Utilities should prepare to defend themselves against hackers attempting to access the grid via the new fleet of smart meters, says Emil Gurevitch, Senior Security Architect at Networked Energy Services (NES).
The industry is in a dilemma when it comes to cyber security, as while there is a need to share information, utilities do not want to talk openly for fear of exposing themselves to more threats or attracting negative press.
NES supplies smart meters to many countries in Europe, Middle East, Asia, Africa and Americas. In Europe, this includes Sweden, Finland, Denmark, Poland, Romania, France, Switzerland, Austria, Italy and Germany. Although many of these countries are less worried about the kind of national adversary threat that heightens tensions between the Ukraine, Russia, the US and China bring, there is a growing concern about criminal hackers looking to make financial gains or just disrupt the smart energy transition to make a name for themselves.
Wide attack surface
Not a lot of attention has been paid to smart meters, which is a relatively newer technology than SCADA systems for substation control and management of other parts of the smart grid, Gurevitch says. But clearly smart meter systems will become increasingly interesting for hackers as they create a wide attack surface with a varying range of security. There are easy ways to figure out what technology is out there, Gurevitch says. Public records of utility tenders and standards are all out in the open. A smart meter is very accessible – every home and office has one, normally in a private, out of the way place. Once the serial number is found, that can lead to an accurate account of what the technology is, and it can then be tested against known weaknesses.

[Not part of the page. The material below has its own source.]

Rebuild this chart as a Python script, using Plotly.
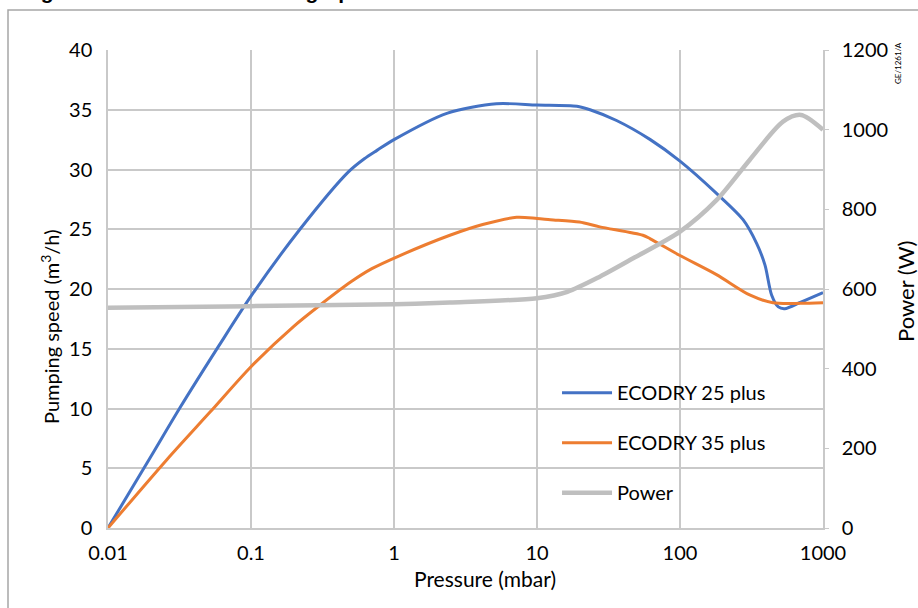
import plotly.graph_objects as go

# ---- data ----
p25 = [0.01, 0.02, 0.032, 0.06, 0.1, 0.22, 0.48, 0.62, 0.76, 1, 2.34, 5.2, 10, 19, 23.5, 36, 62, 100, 180, 276, 344, 393, 437, 487, 540, 700, 1000]
s25 = [0, 6.0, 10.1, 15.3, 19.4, 25.0, 29.8, 30.9, 31.6, 32.5, 34.7, 35.5, 35.4, 35.3, 35.0, 34.1, 32.5, 30.7, 28.0, 25.8, 23.8, 22.0, 19.5, 18.5, 18.35, 18.9, 19.7]

p35 = [0.01, 0.0257, 0.0517, 0.1, 0.2, 0.3, 0.5, 0.7, 1.1, 2.46, 4.17, 7.2, 10, 12.4, 19.8, 27.5, 55, 62, 100, 180, 307, 447, 700, 1000]
s35 = [0, 5.7, 9.7, 13.5, 16.9, 18.6, 20.6, 21.7, 22.8, 24.5, 25.4, 26.0, 25.9, 25.8, 25.6, 25.2, 24.5, 24.2, 22.8, 21.2, 19.5, 18.85, 18.8, 18.85]

p_pow = [0.01, 0.1, 1, 2.46, 10, 16.3, 27.5, 47, 100, 180, 307, 525, 700, 1000]
w_pow = [553, 557, 562, 566, 577, 593, 631, 677, 744, 823, 924, 1020, 1037, 1000]

x_ticks = [0.01, 0.1, 1, 10, 100, 1000]
x_ticklabels = ["0.01", "0.1", "1", "10", "100", "1000"]

FONT = "Lato"
GRID = "#c9c9c9"
CLEAR = "rgba(0,0,0,0)"

fig = go.Figure()
fig.add_trace(go.Scatter(x=p25, y=s25, name="ECODRY 25 plus", mode="lines",
                         line=dict(color="#4472C4", width=3, shape="spline", smoothing=0.8),
                         legendgroup="a"))
fig.add_trace(go.Scatter(x=p35, y=s35, name="ECODRY 35 plus", mode="lines",
                         line=dict(color="#ED7D31", width=3, shape="spline", smoothing=0.8),
                         legendgroup="b"))
fig.add_trace(go.Scatter(x=p_pow, y=w_pow, name="Power", mode="lines", yaxis="y2",
                         line=dict(color="#BFBFBF", width=4.5, shape="spline", smoothing=0.8),
                         legendgroup="c"))

fig.update_layout(
    width=918, height=608,
    margin=dict(l=108, r=95, t=50, b=80),
    paper_bgcolor="white", plot_bgcolor="white",
    font=dict(family=FONT, size=20, color="black"),
    xaxis=dict(type="log", range=[-2, 3], tickvals=x_ticks, ticktext=x_ticklabels,
               showgrid=True, gridcolor=GRID, gridwidth=1.5,
               showline=True, linecolor=GRID, linewidth=1.5,
               ticks="outside", ticklen=3, tickcolor=CLEAR, ticklabelstandoff=3,
               zeroline=False, automargin=False),
    yaxis=dict(range=[0, 40], dtick=5, showgrid=True, gridcolor=GRID, gridwidth=1.5,
               showline=True, linecolor=GRID, linewidth=1.5,
               ticks="outside", ticklen=6, tickcolor=CLEAR, ticklabelstandoff=4,
               zeroline=False, automargin=False),
    yaxis2=dict(range=[0, 1200], dtick=200, overlaying="y", side="right", showgrid=False,
                showline=True, linecolor=GRID, linewidth=1.5, ticks="outside", ticklen=4,
                tickcolor=GRID, ticklabelstandoff=9, zeroline=False, automargin=False),
    legend=dict(x=0.628, y=0.324, xanchor="left", yanchor="top", bgcolor=CLEAR,
                font=dict(size=20), tracegroupgap=21, itemwidth=50),
    showlegend=True,
)

# axis titles
fig.add_annotation(text="Pressure (mbar)", xref="paper", yref="paper",
                   x=(485 - 108) / 715, y=(528 - 578) / 478, xanchor="center", yanchor="middle",
                   showarrow=False, font=dict(size=21))
fig.add_annotation(text="Pumping speed (m<sup>3</sup>/h)", xref="paper", yref="paper",
                   x=(50 - 108) / 715, y=(528 - 327) / 478, xanchor="center", yanchor="middle",
                   textangle=-90, showarrow=False, font=dict(size=20))
fig.add_annotation(text="Power (W)", xref="paper", yref="paper",
                   x=(905 - 108) / 715, y=(528 - 292) / 478, xanchor="center", yanchor="middle",
                   textangle=-90, showarrow=False, font=dict(size=22))

# outer frame of the figure
fig.add_shape(type="rect", xref="paper", yref="paper",
              x0=(8 - 108) / 715, x1=1.3, y0=-0.3, y1=(528 - 10) / 478,
              line=dict(color="#a6a6a6", width=1.5), fillcolor=CLEAR, layer="below")

# cut-off title at the top
fig.add_annotation(text="<b>Figure 5 Performance curve graph</b>", xref="paper", yref="paper",
                   x=(20 - 108) / 715, y=(528 - 5) / 478, xanchor="left", yanchor="bottom",
                   showarrow=False, font=dict(family="Liberation Sans", size=21, color="black"))
# drawing reference
fig.add_annotation(text="GE/1261/A", xref="paper", yref="paper",
                   x=(898 - 108) / 715, y=(528 - 63) / 478, textangle=-90,
                   xanchor="center", yanchor="middle",
                   showarrow=False, font=dict(family=FONT, size=8, color="black"))

fig.write_html("out.html", config={"displayModeBar": False},
               post_script="document.body.style.margin='0';")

The wave of smart meters being rolled out across Europe represents a huge investment, and utilities need to see a return on that expenditure – a single cyber-attack can wreck the business case a smart meter rollout. The life cycle of a smart meter is around 10-15 years, but that is a very long time in cyber security and a long time to be exposed to attack, Gurevitch says. Some utility executives understand the issue and are reviewing and improving their security posture, and some are in standby mode waiting for something to happen before taking action.
A storm brewing
“Utilities have a chance to be proactive and anticipate attack rather than wait for something bad to happen. There’s a storm brewing and we have an opportunity to prepare for it,” he says.
Utilities should focus on monitoring, as at the moment many do not know what is happening at the grid edge Gurevitch says. “Some utilities are completely oblivious to the threat of attack, as if blindfolded.” Once monitoring systems are put in place and a threat is detected, the next stage is implementing the response. NES is developing such monitoring solutions in close collaboration with their utility customers and local partners.

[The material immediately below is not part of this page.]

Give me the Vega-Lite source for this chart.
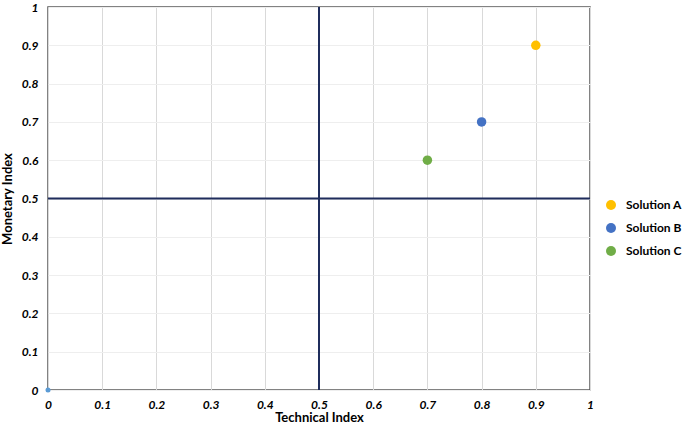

Soon such security measures are likely be mandatory. There is a big push from the US regulator the Federal Energy Regulatory Commission, and Europe has several certifications and other initiatives underway.
Europe has made a lot of progress and new smart meters have embedded security, while Asia and the Middle East are moving a little slower and are still in the development and deployment stage, says Nicolas Viot, head of the penetration testing team at Sogeti, part of the Capgemini group. He agrees with Gurevitch that one of the biggest challenges facing utilities is the length of time the smart meters will be in place. “In IT we are not used to supporting systems for such a long time,” he says. Future challenges include protection for end-user connectivity, as more consumers monitor consumption on mobile phones, smart homes and buildings solutions, smart cars, and digital rights management for example renting movies via smart TVs. “You have to look at new threats that will emerge,” he says. A future trend will be incorporating small producers of renewable energy into the grid, which will create a new cyber security challenge.
While it can be costly, it does not have to be, and cyber security spending will ultimately be worth it just like insurance, Gurevitch says. “Those investments will repay through reduced energy disruption, reduced loss of customer information and improved PR when these systems are subject to attacks by criminals.”